Sudah tiga hari belakangan ini, berita peringatan hari ibu tiba-tiba menjadi ramai. Keramaian itu disebabkan karena ustad Abdul Somad menyebutkan bahwa peringatan hari Ibu adalah tradisi barat dan kafir.
"Orang yang ikut merayakan hari Ibu, orang yang mengikuti tradisi kafir maka kafirlah dia," begitu kata ustad Abdul Somad.
Kita mencatat, polarisasi masyarakat sudah begitu rupa setelah agama dijadikan menu sehari-hari sejak dimulainya pilkada Jakarta. Bahkan, setelah pilkada itu sendiri usai, polarisasi masyarakat masih jelas kelihatan. Mengapa masyarakat terpolarisasi? Hal ini ditengarai antara lain karena masyarakat terbelah dan menjadi kelompok-kelompok dengan sekat yang bernama 'kamu bukan golonganku' dan 'kamu kafir'.

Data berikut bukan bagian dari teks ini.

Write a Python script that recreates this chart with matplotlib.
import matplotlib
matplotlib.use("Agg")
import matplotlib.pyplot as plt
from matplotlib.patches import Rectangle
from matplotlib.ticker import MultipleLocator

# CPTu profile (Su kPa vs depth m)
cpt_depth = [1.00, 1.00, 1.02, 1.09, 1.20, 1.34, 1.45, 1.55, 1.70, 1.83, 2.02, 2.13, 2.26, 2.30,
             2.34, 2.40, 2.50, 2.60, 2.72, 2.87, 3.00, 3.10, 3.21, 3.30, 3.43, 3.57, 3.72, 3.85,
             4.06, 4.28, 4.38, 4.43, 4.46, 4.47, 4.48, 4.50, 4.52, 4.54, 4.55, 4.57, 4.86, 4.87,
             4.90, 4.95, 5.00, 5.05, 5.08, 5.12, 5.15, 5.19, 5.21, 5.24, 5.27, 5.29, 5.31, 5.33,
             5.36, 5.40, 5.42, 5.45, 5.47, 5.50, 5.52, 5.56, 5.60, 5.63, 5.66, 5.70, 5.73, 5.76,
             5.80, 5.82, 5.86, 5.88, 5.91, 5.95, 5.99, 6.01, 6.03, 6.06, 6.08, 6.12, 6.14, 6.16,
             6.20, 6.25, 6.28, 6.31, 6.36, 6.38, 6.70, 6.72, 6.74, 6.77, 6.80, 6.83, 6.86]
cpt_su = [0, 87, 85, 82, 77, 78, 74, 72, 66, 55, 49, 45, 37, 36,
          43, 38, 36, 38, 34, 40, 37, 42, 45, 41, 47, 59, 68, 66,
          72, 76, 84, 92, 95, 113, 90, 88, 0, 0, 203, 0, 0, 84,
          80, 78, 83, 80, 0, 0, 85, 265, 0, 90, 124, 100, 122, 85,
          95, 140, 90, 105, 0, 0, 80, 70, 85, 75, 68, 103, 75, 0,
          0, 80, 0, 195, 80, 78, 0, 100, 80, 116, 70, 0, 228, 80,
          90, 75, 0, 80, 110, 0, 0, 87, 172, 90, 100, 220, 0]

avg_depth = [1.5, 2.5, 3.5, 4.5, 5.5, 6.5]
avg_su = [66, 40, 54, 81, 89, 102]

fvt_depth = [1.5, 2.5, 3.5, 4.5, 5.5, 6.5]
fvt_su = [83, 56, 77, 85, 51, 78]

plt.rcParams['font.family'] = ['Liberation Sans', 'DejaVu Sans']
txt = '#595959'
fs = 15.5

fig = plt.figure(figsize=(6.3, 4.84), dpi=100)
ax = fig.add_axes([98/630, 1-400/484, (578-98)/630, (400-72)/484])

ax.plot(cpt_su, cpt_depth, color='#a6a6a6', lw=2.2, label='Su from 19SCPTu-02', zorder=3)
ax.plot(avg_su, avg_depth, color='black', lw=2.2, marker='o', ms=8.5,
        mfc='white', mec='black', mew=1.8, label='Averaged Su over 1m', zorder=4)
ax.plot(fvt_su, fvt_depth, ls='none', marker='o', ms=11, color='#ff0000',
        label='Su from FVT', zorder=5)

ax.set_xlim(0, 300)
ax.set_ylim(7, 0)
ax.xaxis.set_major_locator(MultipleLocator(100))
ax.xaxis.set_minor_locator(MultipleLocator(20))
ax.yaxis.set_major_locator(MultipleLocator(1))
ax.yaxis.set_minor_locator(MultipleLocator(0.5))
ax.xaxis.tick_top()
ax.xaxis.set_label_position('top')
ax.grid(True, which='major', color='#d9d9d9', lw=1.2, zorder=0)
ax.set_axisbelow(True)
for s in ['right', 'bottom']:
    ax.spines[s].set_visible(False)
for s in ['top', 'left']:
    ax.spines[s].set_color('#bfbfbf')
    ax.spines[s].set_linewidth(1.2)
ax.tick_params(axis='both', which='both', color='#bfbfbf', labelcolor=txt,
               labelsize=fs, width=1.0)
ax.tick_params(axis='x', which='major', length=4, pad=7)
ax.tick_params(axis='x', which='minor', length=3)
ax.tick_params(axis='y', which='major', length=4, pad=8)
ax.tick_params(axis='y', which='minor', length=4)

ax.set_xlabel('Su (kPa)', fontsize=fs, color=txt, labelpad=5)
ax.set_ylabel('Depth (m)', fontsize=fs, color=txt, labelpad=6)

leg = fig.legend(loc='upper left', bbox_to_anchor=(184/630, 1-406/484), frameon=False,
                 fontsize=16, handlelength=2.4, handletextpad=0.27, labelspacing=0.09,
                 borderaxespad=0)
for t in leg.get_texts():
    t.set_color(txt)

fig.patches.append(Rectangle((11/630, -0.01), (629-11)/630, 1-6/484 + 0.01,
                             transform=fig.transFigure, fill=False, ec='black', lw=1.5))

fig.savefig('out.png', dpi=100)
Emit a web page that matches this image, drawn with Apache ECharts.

Mengatakan atau menyematkan 'kafir' pada orang atau kelompok lain kemungkinan besar akan membuat orang atau kelompok itu merasa tersinggung, marah dan lalu saling bermusuhan. Saya meyakini, orang Islam yang tidak pernah wudlu dan sholat sekalipun, pasti akan marah kalau disebut sebagai 'kafir!'. Apalagi yang jelas-jelas sudah menjalankan rukun islam dengan baik.
Ah .... sudahlah.
Saya enggan berdebat. Saya malas mencari definisi, tafsirnya, referensinya, membuka-buka buku untuk mencari pandangan ulama fiqih, histori, segala dalil dan ushul fiqh untuk membahas apa itu kafir. Jutaan kalimat pun tak akan bakal sanggup menuntaskannya.
Saya hanya ingin menulis tentang 'keributan' itu dari jendela yang lain.
Kalau dipikir-pikir, membaca komentar-komentar warganet, kadang-kadang malah membuat saya tertarik dibandingkan membaca berita utamanya (tentang hari ibu).
"Gak harus bilang haram kali. Medsos juga budaya kafir...internet produk kafir. Haram juga dong?"
"Okelah. Masalahnya mungkin ada di sebutan 'Ibu'. Supaya tidak terindikasi kafir, maka gantilah sebutan inu menjadi 'Selamat hari Ummi'...."
"Lha kasian anak-anak bang! Nanti mimik ASI berganti nama dong!!" kata warga lainnya.